* **Exercise details**: Pull out every line of the listing below where "this" appears.

* **The records**:
__________
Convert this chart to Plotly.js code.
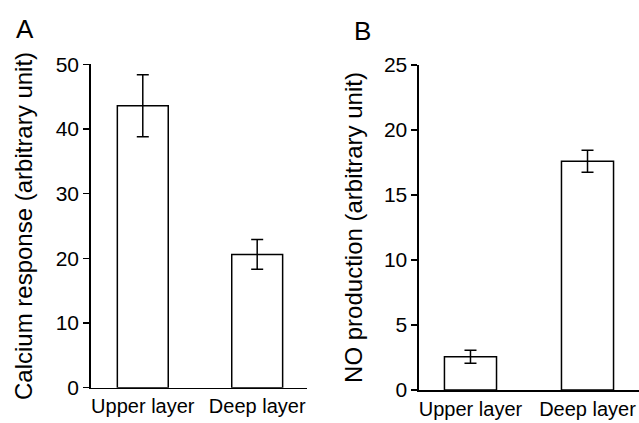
<!DOCTYPE html>
<html>
<head>
<meta charset="utf-8">
<script src="https://cdn.plot.ly/plotly-3.0.1.min.js"></script>
<style>html,body{margin:0;padding:0;background:#fff;}#chart{width:639px;height:423px;}</style>
</head>
<body>
<div id="chart"></div>
<script>
const categories = ['Upper layer', 'Deep layer'];
const calciumValues = [43.6, 20.6];
const calciumErrors = [4.8, 2.3];
const noValues = [2.55, 17.6];
const noErrors = [0.5, 0.85];
const calciumTicks = [0, 10, 20, 30, 40, 50];
const noTicks = [0, 5, 10, 15, 20, 25];

const FONT = 'Liberation Sans, Arial, Helvetica, sans-serif';
const barStyle = {
  type: 'bar',
  width: 0.445,
  marker: {color: '#ffffff', line: {color: '#000000', width: 1.5}},
  showlegend: false,
  hoverinfo: 'skip'
};

const traces = [
  Object.assign({}, barStyle, {
    x: [0, 1], y: calciumValues,
    error_y: {type: 'data', array: calciumErrors, visible: true, color: '#000', thickness: 1.5, width: 6},
    xaxis: 'x', yaxis: 'y'
  }),
  Object.assign({}, barStyle, {
    x: [0, 1], y: noValues,
    error_y: {type: 'data', array: noErrors, visible: true, color: '#000', thickness: 1.5, width: 6},
    xaxis: 'x2', yaxis: 'y2'
  })
];

const xBase = {
  tickmode: 'array', tickvals: [0, 1], ticktext: categories,
  showline: true, linecolor: '#000', linewidth: 1.5,
  ticks: '', showgrid: false, zeroline: false,
  tickfont: {family: FONT, size: 20, color: '#000'},
  automargin: false, fixedrange: true
};
const yBase = {
  showline: true, linecolor: '#000', linewidth: 1.5,
  ticks: 'outside', ticklen: 6, tickwidth: 1.5, tickcolor: '#000',
  showgrid: false, zeroline: false,
  tickfont: {family: FONT, size: 21, color: '#000'},
  automargin: false, fixedrange: true
};

const layout = {
  width: 639, height: 423,
  margin: {l: 0, r: 0, t: 0, b: 0},
  paper_bgcolor: '#fff', plot_bgcolor: '#fff',
  font: {family: FONT, color: '#000'},
  xaxis: Object.assign({}, xBase, {domain: [0.142, 0.480], range: [-0.455, 1.433], anchor: 'y'}),
  yaxis: Object.assign({}, yBase, {domain: [0.0835, 0.848], range: [0, 50], tickvals: calciumTicks, anchor: 'x',
    title: {text: 'Calcium response (arbitrary unit)', font: {family: FONT, size: 24, color: '#000'}, standoff: 16}}),
  xaxis2: Object.assign({}, xBase, {domain: [0.6557, 1.0], range: [-0.44, 1.44], anchor: 'y2'}),
  yaxis2: Object.assign({}, yBase, {domain: [0.078, 0.8463], range: [0, 25], tickvals: noTicks, anchor: 'x2',
    title: {text: 'NO production (arbitrary unit)', font: {family: FONT, size: 24, color: '#000'}, standoff: 14}}),
  annotations: [
    {text: 'A', x: 25, y: 29, xref: 'paper', yref: 'paper', xanchor: 'center', yanchor: 'middle', showarrow: false, font: {family: FONT, size: 26, color: '#000'}},
    {text: 'B', x: 362, y: 31, xref: 'paper', yref: 'paper', xanchor: 'center', yanchor: 'middle', showarrow: false, font: {family: FONT, size: 26, color: '#000'}}
  ]
};
// annotation positions given in pixels, convert to paper fractions
layout.annotations.forEach(a => { a.x = a.x / 639; a.y = 1 - a.y / 423; });

Plotly.newPlot('chart', traces, layout, {displayModeBar: false, staticPlot: true});
</script>
</body>
</html>
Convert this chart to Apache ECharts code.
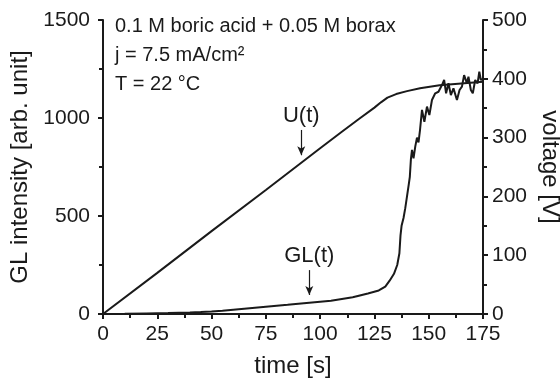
<!DOCTYPE html>
<html>
<head>
<meta charset="utf-8">
<script src="https://cdn.jsdelivr.net/npm/echarts@6/dist/echarts.min.js"></script>
<style>
  html, body { margin: 0; padding: 0; background: #fff; }
  #chart { width: 560px; height: 380px; }
</style>
</head>
<body>
<div id="chart"></div>
<script>
// GL intensity (left axis)
const glTime = [0, 10, 20, 25, 30, 35, 40, 45, 50, 55, 60, 65, 70, 75, 85, 95, 105, 115, 122, 127, 130, 132, 134, 135.5, 136.5, 137, 137.5, 138.4, 139.2, 140, 140.8, 141.3, 141.8, 142.3, 143, 143.8, 144.6, 145.3, 146, 146.9, 148, 149.2, 150.3, 151.5, 153, 154.5, 156.1, 157.1, 158, 159.1, 160.2, 161.4, 163, 164.2, 165.3, 166.3, 167.6, 168.3, 169.4, 170.3, 171.4, 172.5, 173.3, 174, 175]
const glValues = [0, 1, 3, 4, 5, 7, 8, 10, 13, 17, 22, 27, 32, 37, 47, 58, 68, 85, 105, 120, 140, 170, 205, 250, 310, 400, 450, 490, 540, 600, 660, 700, 790, 837, 794, 854, 900, 875, 940, 1041, 981, 1058, 1015, 1092, 1126, 1134, 1168, 1194, 1126, 1177, 1117, 1151, 1092, 1143, 1160, 1219, 1177, 1211, 1143, 1126, 1194, 1177, 1236, 1194, 1200]

// voltage (right axis)
const uTime = [0, 25, 50, 75, 100, 110, 118, 125, 128, 131, 135, 140, 146, 155, 165, 175]
const uValues = [0, 70, 141, 211, 282, 310, 332, 351, 360, 368, 374, 379, 384, 389, 392, 395]

const xTicks = {min: 0, max: 175, interval: 25}
const glTicks = {min: 0, max: 1500, interval: 500}
const uTicks = {min: 0, max: 500, interval: 100}

const infoLines = ['0.1 M boric acid + 0.05 M borax', 'j = 7.5 mA/cm²', 'T = 22 °C']

const ink = '#1a1a1a'
const font = 'Liberation Sans, Arial, sans-serif'

const axisBase = {
  type: 'value',
  axisLine: {show: true, lineStyle: {color: ink, width: 2}},
  axisTick: {show: true, length: 5, lineStyle: {color: ink, width: 2}},
  minorTick: {show: true, splitNumber: 2, length: 4, lineStyle: {color: ink, width: 2}},
  splitLine: {show: false},
  axisLabel: {color: ink, fontSize: 21, fontFamily: font, formatter: v => String(v)},
  nameLocation: 'middle',
  nameTextStyle: {color: ink, fontSize: 24, fontFamily: font},
}

const chart = echarts.init(document.getElementById('chart'))
chart.setOption({
  animation: false,
  backgroundColor: '#fff',
  grid: {left: 103, right: 77, top: 20, bottom: 66, outerBoundsMode: 'none'},
  graphic: infoLines.map((s, i) => ({
    type: 'text',
    left: 115,
    top: 16 + i * 29,
    style: {text: s, fill: ink, font: '20px ' + font},
  })),
  xAxis: {
    ...axisBase, ...xTicks,
    name: 'time [s]', nameGap: 40,
    axisLabel: {...axisBase.axisLabel, margin: 10},
  },
  yAxis: [
    {
      ...axisBase, ...glTicks,
      name: 'GL intensity [arb. unit]', nameGap: 64, nameRotate: 90,
      axisLabel: {...axisBase.axisLabel, margin: 13},
    },
    {
      ...axisBase, ...uTicks, position: 'right',
      name: 'voltage [V]', nameGap: 54, nameRotate: -90,
      axisLabel: {...axisBase.axisLabel, margin: 9},
    },
  ],
  series: [
    {
      name: 'GL(t)', type: 'line', yAxisIndex: 0, symbol: 'none',
      lineStyle: {color: ink, width: 2},
      data: glTime.map((t, i) => [t, glValues[i]]),
      markLine: {
        silent: true, symbol: ['none', 'arrow'], symbolSize: [6, 9],
        lineStyle: {color: ink, width: 1.2, type: 'solid'},
        label: {show: true, position: 'start', formatter: 'GL(t)', color: ink, fontSize: 22, fontFamily: font, distance: 3},
        data: [[{coord: [95, 224]}, {coord: [95, 97]}]],
      },
    },
    {
      name: 'U(t)', type: 'line', yAxisIndex: 1, symbol: 'none',
      lineStyle: {color: ink, width: 2},
      data: uTime.map((t, i) => [t, uValues[i]]),
      markLine: {
        silent: true, symbol: ['none', 'arrow'], symbolSize: [6, 9],
        lineStyle: {color: ink, width: 1.2, type: 'solid'},
        label: {show: true, position: 'start', formatter: 'U(t)', color: ink, fontSize: 22, fontFamily: font, distance: 3},
        data: [[{coord: [91.3, 313]}, {coord: [91.3, 270]}]],
      },
    },
  ],
})
</script>
</body>
</html>
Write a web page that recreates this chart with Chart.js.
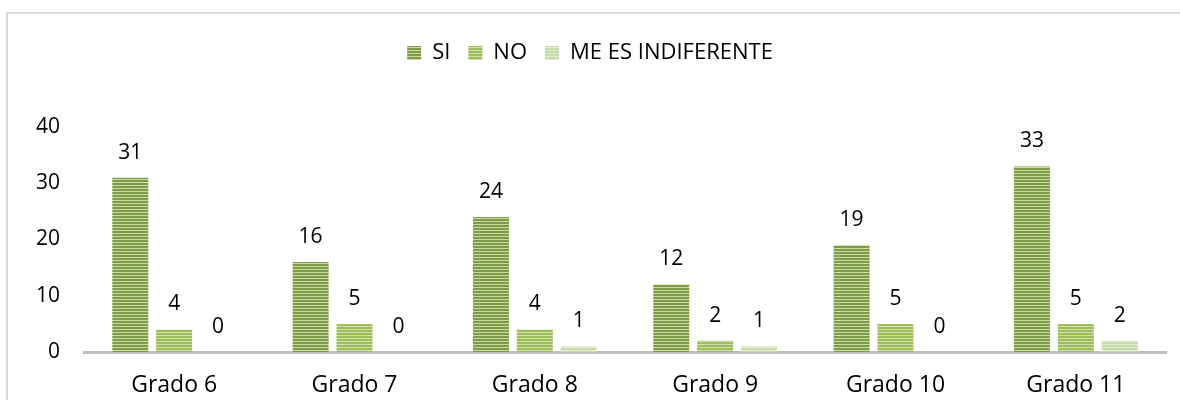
__________
* **Response**:
Convert this chart to Plotly.js code.
Convert this chart to Apache ECharts code.
Write a web page that recreates this chart with Chart.js.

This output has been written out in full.